**What is required**
Restate word for word the lines beginning at the one that contains "Write the TikZ code for this diagram." and ending at the one that contains "controls (198,150) and"; include both and nothing else.

>> Start

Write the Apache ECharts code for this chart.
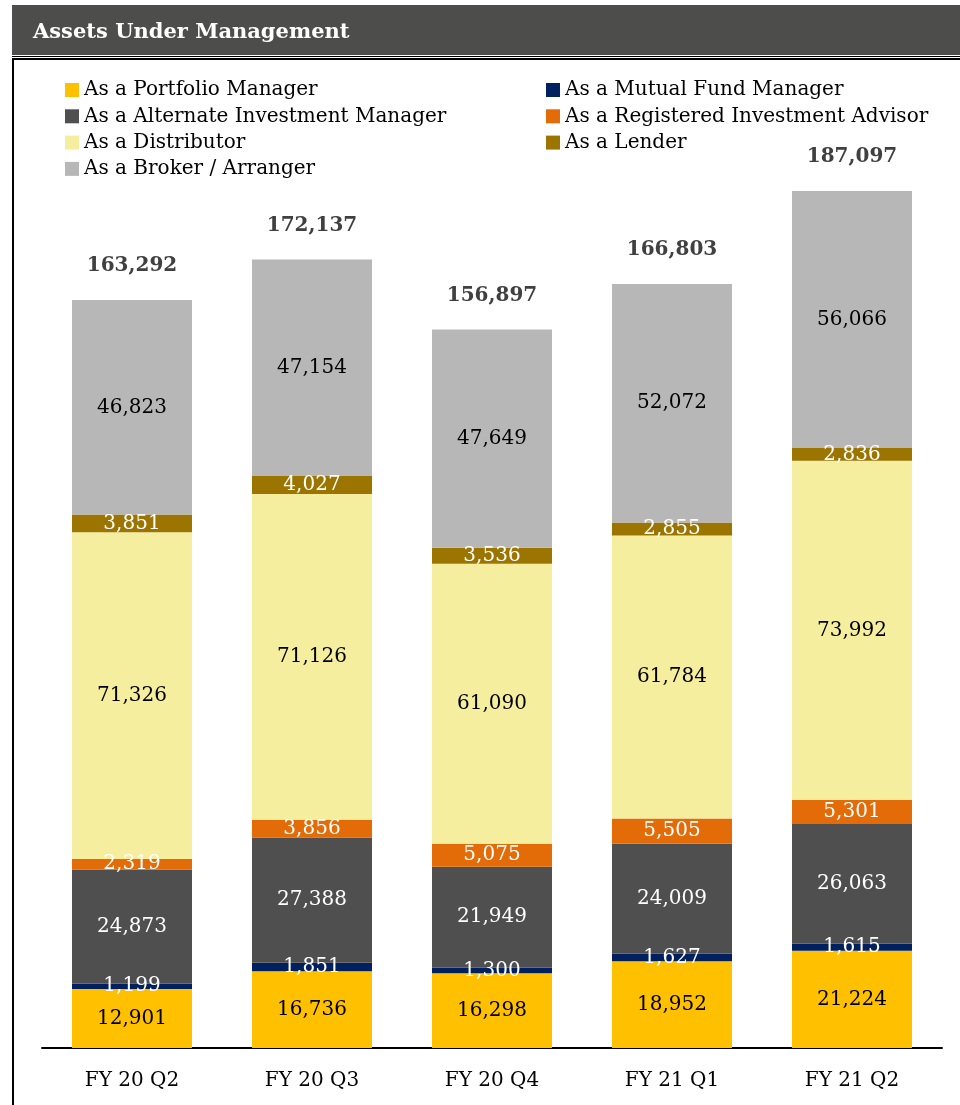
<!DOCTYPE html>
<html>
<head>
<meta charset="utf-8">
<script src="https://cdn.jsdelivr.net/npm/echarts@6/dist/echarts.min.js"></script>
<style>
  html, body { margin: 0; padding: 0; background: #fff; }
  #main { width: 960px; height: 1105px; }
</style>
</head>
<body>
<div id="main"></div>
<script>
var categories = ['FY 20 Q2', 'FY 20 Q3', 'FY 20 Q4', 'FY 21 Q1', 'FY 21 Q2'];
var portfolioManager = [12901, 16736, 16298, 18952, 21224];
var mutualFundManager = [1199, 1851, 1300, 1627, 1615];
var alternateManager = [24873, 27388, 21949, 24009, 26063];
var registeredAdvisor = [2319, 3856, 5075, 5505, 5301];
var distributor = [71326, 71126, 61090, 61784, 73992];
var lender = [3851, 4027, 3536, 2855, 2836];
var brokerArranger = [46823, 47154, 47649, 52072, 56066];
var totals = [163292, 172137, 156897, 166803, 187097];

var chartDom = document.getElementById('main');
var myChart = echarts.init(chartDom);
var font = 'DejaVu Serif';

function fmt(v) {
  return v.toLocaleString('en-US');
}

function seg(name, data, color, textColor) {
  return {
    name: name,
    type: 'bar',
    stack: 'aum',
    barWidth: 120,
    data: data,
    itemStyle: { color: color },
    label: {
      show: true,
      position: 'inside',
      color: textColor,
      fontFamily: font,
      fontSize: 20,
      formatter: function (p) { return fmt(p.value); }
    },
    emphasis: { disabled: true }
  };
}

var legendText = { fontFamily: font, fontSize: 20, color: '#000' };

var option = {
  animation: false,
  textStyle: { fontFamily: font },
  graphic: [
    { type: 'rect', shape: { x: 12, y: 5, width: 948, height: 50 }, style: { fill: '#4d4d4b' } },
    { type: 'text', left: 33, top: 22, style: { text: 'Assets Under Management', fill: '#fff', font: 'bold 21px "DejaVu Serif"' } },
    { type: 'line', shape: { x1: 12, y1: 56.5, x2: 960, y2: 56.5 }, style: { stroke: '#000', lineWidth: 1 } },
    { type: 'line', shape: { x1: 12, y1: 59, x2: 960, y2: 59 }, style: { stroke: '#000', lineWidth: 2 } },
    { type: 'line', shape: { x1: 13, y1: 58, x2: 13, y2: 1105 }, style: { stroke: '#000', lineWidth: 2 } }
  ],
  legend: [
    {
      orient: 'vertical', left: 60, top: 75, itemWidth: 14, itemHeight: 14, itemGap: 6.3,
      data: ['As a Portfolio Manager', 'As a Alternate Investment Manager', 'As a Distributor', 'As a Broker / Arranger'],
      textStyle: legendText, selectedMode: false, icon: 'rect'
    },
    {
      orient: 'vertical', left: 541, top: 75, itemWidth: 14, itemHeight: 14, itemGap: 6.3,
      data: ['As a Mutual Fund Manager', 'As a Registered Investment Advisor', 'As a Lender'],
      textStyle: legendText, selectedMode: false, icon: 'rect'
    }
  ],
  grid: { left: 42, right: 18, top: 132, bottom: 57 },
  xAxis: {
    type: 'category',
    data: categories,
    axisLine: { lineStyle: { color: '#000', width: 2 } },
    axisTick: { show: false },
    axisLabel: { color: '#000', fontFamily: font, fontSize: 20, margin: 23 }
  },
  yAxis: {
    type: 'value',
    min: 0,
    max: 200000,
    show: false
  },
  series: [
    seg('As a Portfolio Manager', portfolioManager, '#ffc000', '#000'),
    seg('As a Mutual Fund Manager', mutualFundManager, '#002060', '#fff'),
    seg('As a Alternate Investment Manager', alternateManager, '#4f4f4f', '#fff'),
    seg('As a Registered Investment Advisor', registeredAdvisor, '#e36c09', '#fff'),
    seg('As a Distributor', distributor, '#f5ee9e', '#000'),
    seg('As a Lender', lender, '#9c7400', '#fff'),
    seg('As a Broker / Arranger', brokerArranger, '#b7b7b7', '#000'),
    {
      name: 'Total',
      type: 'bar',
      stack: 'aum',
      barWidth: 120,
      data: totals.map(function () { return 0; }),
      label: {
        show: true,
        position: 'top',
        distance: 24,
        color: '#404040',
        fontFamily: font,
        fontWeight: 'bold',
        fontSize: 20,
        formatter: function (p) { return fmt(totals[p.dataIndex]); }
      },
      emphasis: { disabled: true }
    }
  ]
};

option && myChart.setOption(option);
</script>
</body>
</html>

>> End
>> Start

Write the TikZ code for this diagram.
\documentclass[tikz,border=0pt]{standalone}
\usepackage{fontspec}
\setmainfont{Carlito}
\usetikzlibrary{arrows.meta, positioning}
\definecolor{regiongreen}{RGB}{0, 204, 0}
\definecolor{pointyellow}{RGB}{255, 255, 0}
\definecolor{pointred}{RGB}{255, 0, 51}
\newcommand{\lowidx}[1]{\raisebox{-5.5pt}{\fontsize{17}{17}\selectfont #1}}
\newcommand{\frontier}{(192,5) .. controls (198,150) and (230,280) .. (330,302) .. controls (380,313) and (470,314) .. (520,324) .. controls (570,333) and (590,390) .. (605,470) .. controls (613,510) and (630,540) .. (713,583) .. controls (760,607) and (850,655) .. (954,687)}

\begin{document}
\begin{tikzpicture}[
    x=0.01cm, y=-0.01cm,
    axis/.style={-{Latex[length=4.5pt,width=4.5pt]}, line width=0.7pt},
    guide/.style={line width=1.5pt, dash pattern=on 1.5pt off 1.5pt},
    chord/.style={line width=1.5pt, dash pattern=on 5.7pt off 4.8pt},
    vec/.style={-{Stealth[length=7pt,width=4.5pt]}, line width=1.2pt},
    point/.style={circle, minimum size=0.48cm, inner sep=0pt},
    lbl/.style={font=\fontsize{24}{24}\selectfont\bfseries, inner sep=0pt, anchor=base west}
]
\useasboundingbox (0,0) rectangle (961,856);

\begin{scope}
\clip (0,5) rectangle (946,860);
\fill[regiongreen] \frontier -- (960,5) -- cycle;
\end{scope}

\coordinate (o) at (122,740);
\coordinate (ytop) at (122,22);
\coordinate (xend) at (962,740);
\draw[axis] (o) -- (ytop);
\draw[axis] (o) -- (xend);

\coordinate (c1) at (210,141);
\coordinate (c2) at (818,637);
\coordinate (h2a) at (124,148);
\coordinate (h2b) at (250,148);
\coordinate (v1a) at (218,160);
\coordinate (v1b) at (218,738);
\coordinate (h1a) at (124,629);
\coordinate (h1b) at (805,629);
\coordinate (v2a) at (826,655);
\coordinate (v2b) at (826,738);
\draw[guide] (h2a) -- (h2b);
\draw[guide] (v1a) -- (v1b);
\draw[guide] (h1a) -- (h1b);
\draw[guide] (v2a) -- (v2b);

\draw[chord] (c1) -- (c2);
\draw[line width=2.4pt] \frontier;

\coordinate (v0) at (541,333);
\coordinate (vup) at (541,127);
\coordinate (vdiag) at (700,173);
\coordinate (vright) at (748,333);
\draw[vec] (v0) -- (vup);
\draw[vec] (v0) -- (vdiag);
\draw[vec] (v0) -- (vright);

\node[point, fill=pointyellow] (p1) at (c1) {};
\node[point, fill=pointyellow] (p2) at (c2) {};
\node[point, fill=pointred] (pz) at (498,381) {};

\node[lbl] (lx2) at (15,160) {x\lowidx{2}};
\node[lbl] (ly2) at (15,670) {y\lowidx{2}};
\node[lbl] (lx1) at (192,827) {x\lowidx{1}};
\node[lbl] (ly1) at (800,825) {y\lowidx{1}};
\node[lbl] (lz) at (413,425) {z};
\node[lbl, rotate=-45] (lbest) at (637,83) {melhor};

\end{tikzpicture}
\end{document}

>> End

**Exercise answer**
Write the TikZ code for this diagram.
\documentclass[tikz,border=0pt]{standalone}
\usepackage{fontspec}
\setmainfont{Carlito}
\usetikzlibrary{arrows.meta, positioning}
\definecolor{regiongreen}{RGB}{0, 204, 0}
\definecolor{pointyellow}{RGB}{255, 255, 0}
\definecolor{pointred}{RGB}{255, 0, 51}
\newcommand{\lowidx}[1]{\raisebox{-5.5pt}{\fontsize{17}{17}\selectfont #1}}
\newcommand{\frontier}{(192,5) .. controls (198,150) and (230,280) .. (330,302) .. controls (380,313) and (470,314) .. (520,324) .. controls (570,333) and (590,390) .. (605,470) .. controls (613,510) and (630,540) .. (713,583) .. controls (760,607) and (850,655) .. (954,687)}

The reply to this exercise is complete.